*Goal*: Output the full listing below exactly, without the pictures.
□ □ □ □ □
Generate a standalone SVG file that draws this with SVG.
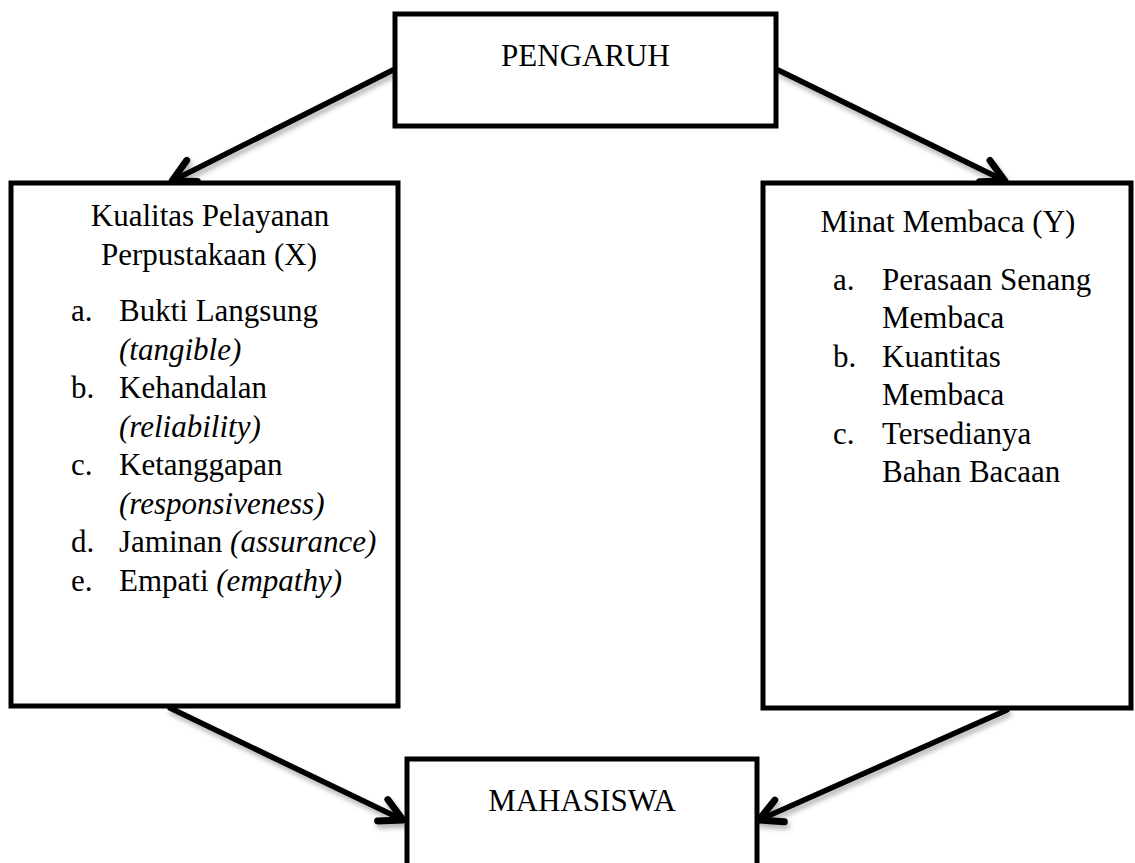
<svg xmlns="http://www.w3.org/2000/svg" width="1135" height="863" viewBox="0 0 1135 863">
<style>
.box{fill:#fff;stroke:#000;stroke-width:5}
.t{font-family:"Liberation Serif","Times New Roman",serif;font-size:31px;fill:#000}
.i{font-style:italic}
.con{stroke:#000;stroke-width:5.5;fill:none;stroke-linecap:round}
</style>
<defs>
<marker id="ah" markerUnits="userSpaceOnUse" markerWidth="30" markerHeight="30" refX="0" refY="0" viewBox="-20 -12 24 24" orient="auto" overflow="visible">
<path d="M -18 -9.5 L 0 0 L -18 9.5" fill="none" stroke="#000" stroke-width="5.5" stroke-linecap="round" stroke-linejoin="round"/>
</marker>
<filter id="sh" x="-10%" y="-10%" width="130%" height="140%">
<feDropShadow dx="2" dy="4" stdDeviation="2.5" flood-color="#000" flood-opacity="0.3"/>
</filter>
</defs>
<g id="connectors" filter="url(#sh)">
<line class="con" x1="393" y1="70" x2="172" y2="181" marker-end="url(#ah)"/>
<line class="con" x1="778" y1="70" x2="1005" y2="181" marker-end="url(#ah)"/>
<line class="con" x1="170" y1="708" x2="403" y2="820" marker-end="url(#ah)"/>
<line class="con" x1="1007" y1="710" x2="759" y2="820" marker-end="url(#ah)"/>
</g>
<g id="pengaruh">
<rect class="box" x="395" y="14" width="381" height="112"/>
<text class="t" x="585.5" y="66" text-anchor="middle">PENGARUH</text>
</g>
<g id="kualitas">
<rect class="box" x="11" y="183" width="387" height="523"/>
<text class="t" x="210" y="226" text-anchor="middle">Kualitas Pelayanan</text>
<text class="t" x="209" y="265" text-anchor="middle">Perpustakaan (X)</text>
<text class="t" x="71" y="321">a.</text><text class="t" x="119" y="321">Bukti Langsung</text>
<text class="t i" x="119" y="360">(tangible)</text>
<text class="t" x="71" y="398">b.</text><text class="t" x="119" y="398">Kehandalan</text>
<text class="t i" x="119" y="437">(reliability)</text>
<text class="t" x="71" y="475">c.</text><text class="t" x="119" y="475">Ketanggapan</text>
<text class="t i" x="119" y="514">(responsiveness)</text>
<text class="t" x="71" y="552">d.</text><text class="t" x="119" y="552">Jaminan <tspan class="i">(assurance)</tspan></text>
<text class="t" x="71" y="591">e.</text><text class="t" x="119" y="591">Empati <tspan class="i">(empathy)</tspan></text>
</g>
<g id="minat">
<rect class="box" x="763" y="183" width="368" height="525"/>
<text class="t" x="948" y="232" text-anchor="middle">Minat Membaca (Y)</text>
<text class="t" x="833" y="290">a.</text><text class="t" x="882" y="290">Perasaan Senang</text>
<text class="t" x="882" y="328">Membaca</text>
<text class="t" x="833" y="367">b.</text><text class="t" x="882" y="367">Kuantitas</text>
<text class="t" x="882" y="405">Membaca</text>
<text class="t" x="833" y="444">c.</text><text class="t" x="882" y="444">Tersedianya</text>
<text class="t" x="882" y="482">Bahan Bacaan</text>
</g>
<g id="mahasiswa">
<rect class="box" x="407" y="759" width="350" height="140"/>
<text class="t" x="582" y="811" text-anchor="middle">MAHASISWA</text>
</g>
</svg>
□ □ □ □ □
*Result of this exercise*:
Generate a standalone SVG file that draws this with SVG.
<svg xmlns="http://www.w3.org/2000/svg" width="1135" height="863" viewBox="0 0 1135 863">
<style>
.box{fill:#fff;stroke:#000;stroke-width:5}
.t{font-family:"Liberation Serif","Times New Roman",serif;font-size:31px;fill:#000}
.i{font-style:italic}
.con{stroke:#000;stroke-width:5.5;fill:none;stroke-linecap:round}
</style>
<defs>
<marker id="ah" markerUnits="userSpaceOnUse" markerWidth="30" markerHeight="30" refX="0" refY="0" viewBox="-20 -12 24 24" orient="auto" overflow="visible">
<path d="M -18 -9.5 L 0 0 L -18 9.5" fill="none" stroke="#000" stroke-width="5.5" stroke-linecap="round" stroke-linejoin="round"/>
</marker>
<filter id="sh" x="-10%" y="-10%" width="130%" height="140%">
<feDropShadow dx="2" dy="4" stdDeviation="2.5" flood-color="#000" flood-opacity="0.3"/>
</filter>
</defs>
<g id="connectors" filter="url(#sh)">
<line class="con" x1="393" y1="70" x2="172" y2="181" marker-end="url(#ah)"/>
<line class="con" x1="778" y1="70" x2="1005" y2="181" marker-end="url(#ah)"/>
<line class="con" x1="170" y1="708" x2="403" y2="820" marker-end="url(#ah)"/>
<line class="con" x1="1007" y1="710" x2="759" y2="820" marker-end="url(#ah)"/>
</g>
<g id="pengaruh">
<rect class="box" x="395" y="14" width="381" height="112"/>
<text class="t" x="585.5" y="66" text-anchor="middle">PENGARUH</text>
</g>
<g id="kualitas">
<rect class="box" x="11" y="183" width="387" height="523"/>
<text class="t" x="210" y="226" text-anchor="middle">Kualitas Pelayanan</text>
<text class="t" x="209" y="265" text-anchor="middle">Perpustakaan (X)</text>
<text class="t" x="71" y="321">a.</text><text class="t" x="119" y="321">Bukti Langsung</text>
<text class="t i" x="119" y="360">(tangible)</text>
<text class="t" x="71" y="398">b.</text><text class="t" x="119" y="398">Kehandalan</text>
<text class="t i" x="119" y="437">(reliability)</text>
<text class="t" x="71" y="475">c.</text><text class="t" x="119" y="475">Ketanggapan</text>
<text class="t i" x="119" y="514">(responsiveness)</text>
<text class="t" x="71" y="552">d.</text><text class="t" x="119" y="552">Jaminan <tspan class="i">(assurance)</tspan></text>
<text class="t" x="71" y="591">e.</text><text class="t" x="119" y="591">Empati <tspan class="i">(empathy)</tspan></text>
</g>
<g id="minat">
<rect class="box" x="763" y="183" width="368" height="525"/>
<text class="t" x="948" y="232" text-anchor="middle">Minat Membaca (Y)</text>
<text class="t" x="833" y="290">a.</text><text class="t" x="882" y="290">Perasaan Senang</text>
<text class="t" x="882" y="328">Membaca</text>
<text class="t" x="833" y="367">b.</text><text class="t" x="882" y="367">Kuantitas</text>
<text class="t" x="882" y="405">Membaca</text>
<text class="t" x="833" y="444">c.</text><text class="t" x="882" y="444">Tersedianya</text>
<text class="t" x="882" y="482">Bahan Bacaan</text>
</g>
<g id="mahasiswa">
<rect class="box" x="407" y="759" width="350" height="140"/>
<text class="t" x="582" y="811" text-anchor="middle">MAHASISWA</text>
</g>
</svg>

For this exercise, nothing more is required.